Note, 96 Harv. L. REV. 737, 752 (1983); see also Sichko v. Lewis, 191 F. Supp. 68, 68-69 (W.D. Pa. 1960).

Defendants here deny that Plaintiff is entitled to benefits, so no legal remedy is available. Moreover, trial will center on whether the trustee properly exercised discretion in denying Plaintiff's eligibility for the life insurance benefit, and such inquiry does not lend itself to the traditional jury trial. See Strout, 618 F. Supp. at 445; Turner v. CF & I Steel Corp., 770 F.2d at 47.

Accordingly, it is ORDERED that Defendants' Motion to Strike Plaintiff's Request for a Jury Trial be, and it is hereby, GRANTED.
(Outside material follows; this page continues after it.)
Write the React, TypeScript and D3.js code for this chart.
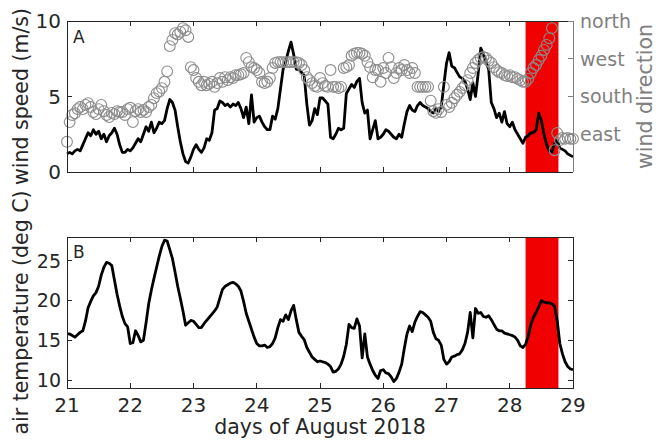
import React from "react";
import * as d3 from "d3";

// Hourly records, 21 Aug 00:00 to 29 Aug 00:00
const startDay = 21;

const windSpeed = [
  // 21
  1.2, 1.3, 1.2, 1.4, 1.5, 1.4, 1.8, 2.2, 2.6, 2.4, 2.8, 2.5, 2.7, 2.2, 2.5, 2.0, 2.4, 2.6, 2.9, 2.5, 1.8, 1.3, 1.3, 1.5,
  // 22
  1.4, 1.6, 1.9, 2.2, 2.0, 2.5, 3.0, 2.7, 3.3, 2.6, 2.9, 3.3, 3.2, 3.4, 4.2, 4.8, 4.6, 4.1, 3.0, 2.0, 1.2, 0.7, 0.6, 1.0,
  // 23
  1.5, 1.8, 1.5, 1.3, 1.6, 2.2, 2.1, 2.6, 4.1, 4.2, 4.7, 4.6, 4.4, 4.5, 4.3, 4.5, 4.4, 4.6, 4.2, 3.6, 4.3, 3.2, 5.1, 3.3,
  // 24
  3.6, 3.7, 3.3, 3.0, 2.8, 2.8, 3.7, 3.5, 4.2, 5.5, 6.8, 7.3, 8.0, 8.6, 7.8, 6.8, 6.8, 6.6, 6.4, 4.5, 3.1, 3.4, 4.2, 3.8,
  // 25
  4.9, 4.9, 4.7, 4.5, 2.3, 2.2, 2.5, 2.9, 2.8, 2.9, 5.2, 5.5, 5.8, 5.6, 6.0, 6.2, 4.6, 3.9, 4.1, 2.2, 2.8, 3.4, 2.2, 2.3,
  // 26
  2.5, 2.8, 2.7, 2.5, 2.3, 2.2, 2.5, 2.3, 3.2, 4.0, 4.4, 4.1, 4.0, 4.4, 4.6, 4.4, 4.3, 4.2, 4.0, 3.9, 4.2, 4.0, 4.3, 5.8,
  // 27
  7.2, 7.9, 7.0, 6.9, 6.6, 6.3, 6.2, 6.0, 5.5, 4.8, 5.9, 5.0, 6.5, 8.2, 7.8, 7.3, 6.8, 4.6, 4.2, 3.6, 3.9, 3.3, 4.0, 3.2,
  // 28
  3.0, 3.3, 2.8, 2.5, 2.2, 1.9, 2.3, 2.4, 2.6, 2.6, 2.8, 3.9, 3.4, 2.5, 1.8, 1.4, 1.3, 1.9, 2.1, 1.6, 1.5, 1.4, 1.2, 1.1,
  // 29
  1.0,
];

// degrees, 90 = east, 180 = south, 270 = west, 360 = north
const windDirection = [
  // 21
  72, 119, 136, 140, 150, 155, 150, 160, 164, 155, 143, 138, 150, 160, 145, 136, 131, 141, 138, 145, 143, 143, 136, 150,
  // 22
  153, 119, 145, 150, 143, 148, 143, 155, 160, 176, 188, 192, 200, 215, 240, 300, 315, 331, 328, 334, 343, 338, 322, 250,
  // 23
  243, 224, 215, 207, 215, 207, 210, 215, 203, 212, 224, 215, 226, 219, 226, 224, 231, 231, 233, 236, 272, 262, 250, 248,
  // 24
  243, 236, 215, 212, 215, 224, 248, 260, 262, 262, 262, 262, 262, 262, 262, 262, 260, 255, 243, 226, 219, 212, 205, 203,
  // 25
  224, 212, 205, 203, 243, 203, 203, 200, 203, 248, 250, 255, 277, 282, 284, 284, 282, 277, 262, 250, 226, 243, 243, 215,
  // 26
  248, 236, 272, 250, 224, 236, 248, 243, 255, 243, 236, 248, 236, 203, 203, 203, 203, 203, 170, 145, 141, 150, 143, 203,
  // 27
  160, 155, 165, 176, 184, 191, 200, 207, 219, 236, 248, 260, 267, 272, 274, 272, 265, 260, 250, 243, 238, 236, 231, 229,
  // 28
  231, 226, 226, 222, 219, 215, 215, 222, 236, 248, 255, 267, 277, 291, 303, 319, 343, 52, 93, 76, 81, 79, 81, 79,
  // 29
  79,
];

const airTemperature = [
  // 21
  15.8, 15.8, 15.6, 15.4, 15.7, 16.0, 16.2, 17.4, 19.1, 19.9, 20.6, 21.0, 21.8, 23.2, 24.2, 24.8, 24.7, 24.4, 22.6, 20.8, 19.3, 18.0, 17.1, 16.7,
  // 22
  14.6, 14.7, 16.2, 15.6, 14.8, 15.0, 17.2, 19.6, 21.3, 22.8, 24.2, 25.6, 26.8, 27.6, 27.5, 26.4, 25.3, 23.6, 21.8, 20.3, 18.7, 16.9, 17.2, 17.5,
  // 23
  17.4, 17.0, 16.6, 16.6, 17.1, 17.5, 17.9, 18.3, 18.7, 19.2, 20.3, 21.4, 21.8, 22.0, 22.2, 22.3, 22.1, 21.8, 21.2, 19.9, 18.4, 17.4, 16.4, 15.4,
  // 24
  14.6, 14.3, 14.3, 14.4, 14.1, 14.2, 14.6, 15.3, 16.6, 17.6, 17.4, 18.2, 17.6, 18.7, 19.4, 17.6, 16.0, 15.5, 15.1, 14.1, 13.5, 12.9, 12.6, 12.3,
  // 25
  12.4, 12.3, 12.2, 12.0, 11.7, 11.0, 11.1, 11.4, 12.0, 13.0, 14.5, 17.0, 16.6, 16.5, 17.7, 16.8, 12.8, 15.8, 12.9, 12.0, 11.2, 10.6, 10.2, 11.2,
  // 26
  11.3, 10.9, 10.8, 10.4, 9.8, 10.2, 11.0, 12.0, 14.0, 15.8, 16.8, 16.1, 17.3, 18.0, 18.6, 18.5, 18.2, 17.9, 17.4, 16.0, 15.2, 15.0, 14.4, 12.6,
  // 27
  12.0, 12.3, 12.9, 13.0, 13.2, 13.3, 13.8, 14.6, 16.0, 18.5, 15.3, 19.0, 18.4, 18.5, 18.0, 17.9, 18.1, 17.6, 17.0, 16.4, 16.2, 16.2, 15.9, 15.8,
  // 28
  15.7, 15.6, 15.4, 15.0, 14.3, 14.1, 14.5, 15.5, 17.0, 17.9, 18.5, 19.2, 20.0, 19.8, 19.7, 19.7, 19.6, 19.3, 17.5, 14.6, 13.3, 12.3, 11.7, 11.4,
  // 29
  11.3,
];

const dayTicks = [21, 22, 23, 24, 25, 26, 27, 28, 29];
const speedTicks = [0, 5, 10];
const directionTicks = [90, 180, 270, 360];
const directionLabels = ["east", "south", "west", "north"];
const temperatureTicks = [10, 15, 20, 25];
const highlightSpan = [28.25, 28.77];

const W = 656;
const H = 441;
const plotLeft = 67;
const plotRight = 573;
const panelA = { top: 21, bottom: 172 };
const panelB = { top: 237, bottom: 388 };
const FONT = "'DejaVu Sans', sans-serif";
const FS = 20.5; // axis titles
const TFS = 19; // tick labels
const DARK = "#262626";
const GRAY = "#808080";
const TICK = 5;

const hourly = (values: number[]) =>
  values.map((v, i) => ({ t: startDay + i / 24, v }));

export default function App() {
  const x = d3.scaleLinear().domain([21, 29]).range([plotLeft, plotRight]);
  const ySpeed = d3.scaleLinear().domain([0, 10]).range([panelA.bottom, panelA.top]);
  const yDir = d3.scaleLinear().domain([0, 360]).range([panelA.bottom, panelA.top]);
  const yTemp = d3.scaleLinear().domain([9, 28]).range([panelB.bottom, panelB.top]);

  const speedLine = d3
    .line<{ t: number; v: number }>()
    .x((d) => x(d.t))
    .y((d) => ySpeed(d.v))(hourly(windSpeed)) as string;
  const tempLine = d3
    .line<{ t: number; v: number }>()
    .x((d) => x(d.t))
    .y((d) => yTemp(d.v))(hourly(airTemperature)) as string;
  const dirPoints = hourly(windDirection);

  const spanX0 = x(highlightSpan[0]);
  const spanX1 = x(highlightSpan[1]);

  const xTicks = (top: number, bottom: number) =>
    dayTicks.slice(1, -1).map((d) => (
      <g key={d}>
        <line x1={x(d)} x2={x(d)} y1={bottom} y2={bottom - TICK} stroke={DARK} />
        <line x1={x(d)} x2={x(d)} y1={top} y2={top + TICK} stroke={DARK} />
      </g>
    ));

  return (
    <svg
      width={W}
      height={H}
      style={{ position: "absolute", left: 0, top: 0, background: "#fff" }}
      fontFamily={FONT}
    >
      <rect width={W} height={H} fill="#fff" />

      {/* Panel A: wind speed and direction */}
      <rect
        x={spanX0}
        y={panelA.top}
        width={spanX1 - spanX0}
        height={panelA.bottom - panelA.top}
        fill="#f00000"
      />
      <path d={speedLine} fill="none" stroke="#000" strokeWidth={2.8} strokeLinejoin="round" />
      {dirPoints.map((p, i) => (
        <circle key={i} cx={x(p.t)} cy={yDir(p.v)} r={5.4} fill="none" stroke="#8c8c8c" strokeWidth={1.1} />
      ))}
      <g shapeRendering="crispEdges">
        <line x1={plotLeft} x2={plotRight} y1={panelA.top} y2={panelA.top} stroke={DARK} />
        <line x1={plotLeft} x2={plotRight} y1={panelA.bottom} y2={panelA.bottom} stroke={DARK} />
        <line x1={plotLeft} x2={plotLeft} y1={panelA.top} y2={panelA.bottom} stroke={DARK} />
        <line x1={plotRight} x2={plotRight} y1={panelA.top} y2={panelA.bottom} stroke={GRAY} />
        {xTicks(panelA.top, panelA.bottom)}
        {speedTicks.map((s) => (
          <line key={s} x1={plotLeft} x2={plotLeft + TICK} y1={ySpeed(s)} y2={ySpeed(s)} stroke={DARK} />
        ))}
        {directionTicks.map((d) => (
          <line key={d} x1={plotRight} x2={plotRight - TICK} y1={yDir(d)} y2={yDir(d)} stroke={GRAY} />
        ))}
      </g>
      {speedTicks.map((s) => (
        <text key={s} x={plotLeft - 6} y={ySpeed(s)} dy="0.36em" textAnchor="end" fontSize={TFS + 1} fill={DARK}>
          {s}
        </text>
      ))}
      {directionTicks.map((d, i) => (
        <text key={d} x={plotRight + 7} y={yDir(d)} dy="0.36em" fontSize={TFS} fill={GRAY}>
          {directionLabels[i]}
        </text>
      ))}
      <text x={73} y={43} fontSize={17} fill={DARK}>A</text>
      <text
        transform={`translate(28,${(panelA.top + panelA.bottom) / 2}) rotate(-90)`}
        textAnchor="middle"
        fontSize={FS}
        fill={DARK}
      >
        wind speed (m/s)
      </text>
      <text
        transform={`translate(652,${(panelA.top + panelA.bottom) / 2}) rotate(-90)`}
        textAnchor="middle"
        fontSize={FS}
        fill={GRAY}
      >
        wind direction
      </text>

      {/* Panel B: air temperature */}
      <rect
        x={spanX0}
        y={panelB.top}
        width={spanX1 - spanX0}
        height={panelB.bottom - panelB.top}
        fill="#f00000"
      />
      <path d={tempLine} fill="none" stroke="#000" strokeWidth={2.8} strokeLinejoin="round" />
      <g shapeRendering="crispEdges">
        <rect
          x={plotLeft}
          y={panelB.top}
          width={plotRight - plotLeft}
          height={panelB.bottom - panelB.top}
          fill="none"
          stroke={DARK}
        />
        {xTicks(panelB.top, panelB.bottom)}
        {temperatureTicks.map((t) => (
          <g key={t}>
            <line x1={plotLeft} x2={plotLeft + TICK} y1={yTemp(t)} y2={yTemp(t)} stroke={DARK} />
            <line x1={plotRight} x2={plotRight - TICK} y1={yTemp(t)} y2={yTemp(t)} stroke={DARK} />
          </g>
        ))}
      </g>
      {temperatureTicks.map((t) => (
        <text key={t} x={plotLeft - 6} y={yTemp(t)} dy="0.36em" textAnchor="end" fontSize={TFS} fill={DARK}>
          {t}
        </text>
      ))}
      {dayTicks.map((d) => (
        <text key={d} x={x(d)} y={412} textAnchor="middle" fontSize={TFS + 1} fill={DARK}>
          {d}
        </text>
      ))}
      <text x={73} y={258} fontSize={17} fill={DARK}>B</text>
      <text
        transform={`translate(28,${(panelB.top + panelB.bottom) / 2}) rotate(-90)`}
        textAnchor="middle"
        fontSize={FS}
        fill={DARK}
      >
        air temperature (deg C)
      </text>
      <text x={(plotLeft + plotRight) / 2} y={434} textAnchor="middle" fontSize={FS} fill={DARK}>
        days of August 2018
      </text>
    </svg>
  );
}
It is FURTHER ORDERED that Plaintiff's Motion to Amend the Complaint be, and it is hereby, GRANTED.

Finally, Defendants' Motion to Dismiss and Motion in the Alternative for a More Definite Statement are hereby DENIED.

1. By letter of September 2, 1987, Defendant L.L. Bean has joined in Connecticut General's Objection to the Motion to Amend and Motion to Strike the Plaintiff's Request for a Jury Trial.